Ne seguirà un altro, a Gmünd, a metà agosto: ma provocherà delusione reciproca e un raffreddarsi del loro rapporto. La storia di Kafka e Milena di fatto si chiude qui, anche se ci saranno altri incontri, a Praga, quando Milena andrà a trovare l’amico ammalato: e benché, nell’ottobre del 1921, Kafka scelga di consegnare a lei i suoi diari e il manoscritto di Der Verschollene (America), in lui non si diraderanno mai del tutto i dubbi e le diffidenze rispetto a colei che pure ha segnato un capitolo fondamentale nella sequenza delle sue esperienze umane e amorose, tanto da scrivere, in seguito a una visita successiva di Milena nel gennaio 1922, di aver sentito in quell’occasione “qualcosa di stanco e forzato, come nelle visite agli ammalati”.

Come racconta nella sua introduzione Claudia Sonino, curatrice insieme a Guido Massino di questo volume, le lettere di Kafka, conservate da Milena e salvate avventurosamente dai fortunali della storia – Milena era scomparsa nel 1944 nel Lager di Ravensbrück, dove era stata internata per la sua attività politica di opposizione al nazionalsocialismo – vengono pubblicate nel 1952 a cura di Willy Haas, per l’editore Fischer, in una versione purgata, prima di essere riprese nel 1980 in una nuova edizione e infine presentate nel 2013 nell’edizione critica definitiva, sempre da Fischer e a cura di Hans-Gerd Koch.

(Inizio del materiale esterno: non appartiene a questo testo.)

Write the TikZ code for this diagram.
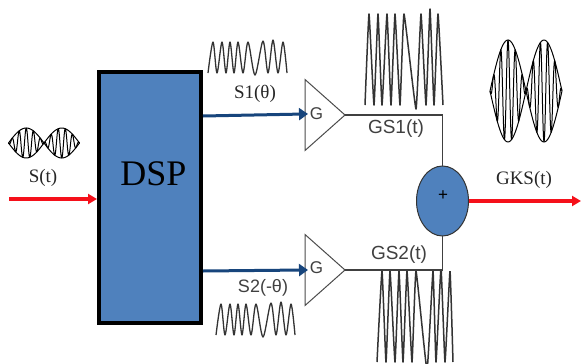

Ora, finalmente, il volume di Giuntina le mette a disposizione anche del pubblico italiano l’edizione critica, nell’accurata, efficace traduzione di Isabella Bellingacci condotta sui manoscritti originali conservati presso il “Deutsches Literaturarchiv” di Marbach, insieme a un ricco apparato di corredo: oltre all’introduzione (“In ogni caso lei non sembra avere alcun timore dell’ebraismo…”. L’incontro di Kafka con Milena Jesenská di Claudia Sonino) e alla postfazione (La “Vita Nuova” di Franz Kafka di Guido Massino) dei due curatori, studiosi kafkiani di lungo corso ed entrambi tra i massimi esperti di letteratura ebraico tedesca, queste Lettere a Milena comprendono anche un ricco repertorio iconografico, con riproduzioni di manoscritti originali, alcune lettere di Milena Jesenská (o Polak, come si firma in diverse occasioni con il suo nome da sposata) a Max Brod, otto in tutto, pubblicate da Brod nella sua biografia di Kafka del 1963 (Franz Kafka. Eine Biographie) con alcune omissioni (gli originali, come scrivono i curatori in nota, “conservati verosimilmente nell’archivio di Max Brod sparso tra Zurigo e Gerusalemme, non sono ancora accessibili”), e, infine, due brevi testi della stessa Milena, entrambi di straordinario interesse.

Il primo è un articolo, uscito in ceco sul giornale praghese Národní Listy nel gennaio del 1923, intitolato “Il diavolo del focolare”, e rimanda alla condizione di infelicità di donne e uomini all’interno del ‘matrimonio moderno’ con evidenti e pulsanti richiami alla situazione vissuta da Milena stessa con Kafka e agli argomenti dei loro confronti e delle loro discussioni. Il secondo è il necrologio di Kafka, pubblicato sullo stesso Národní Listy il 6 giugno 1924, in cui in poche frasi Milena scolpisce un ritratto definitivo dell’amico scomparso, con parole che, forse dettate dal coinvolgimento emotivo, pur tuttavia hanno un sapore di sentenza che nel corso del tempo troverà via via conferma nel giudizio del pubblico e della critica, andando a formare il ritratto del Kafka che tutti conosciamo: “Conosceva gli uomini come li può conoscere solo un uomo di grande sensibilità nervosa, che è solo e capisce l’altro quasi profeticamente a un unico lampeggiare degli occhi. Conosceva il mondo in un modo insolito e profondo. Ha scritto i libri più significativi della letteratura tedesca moderna”. Come non essere d’accordo?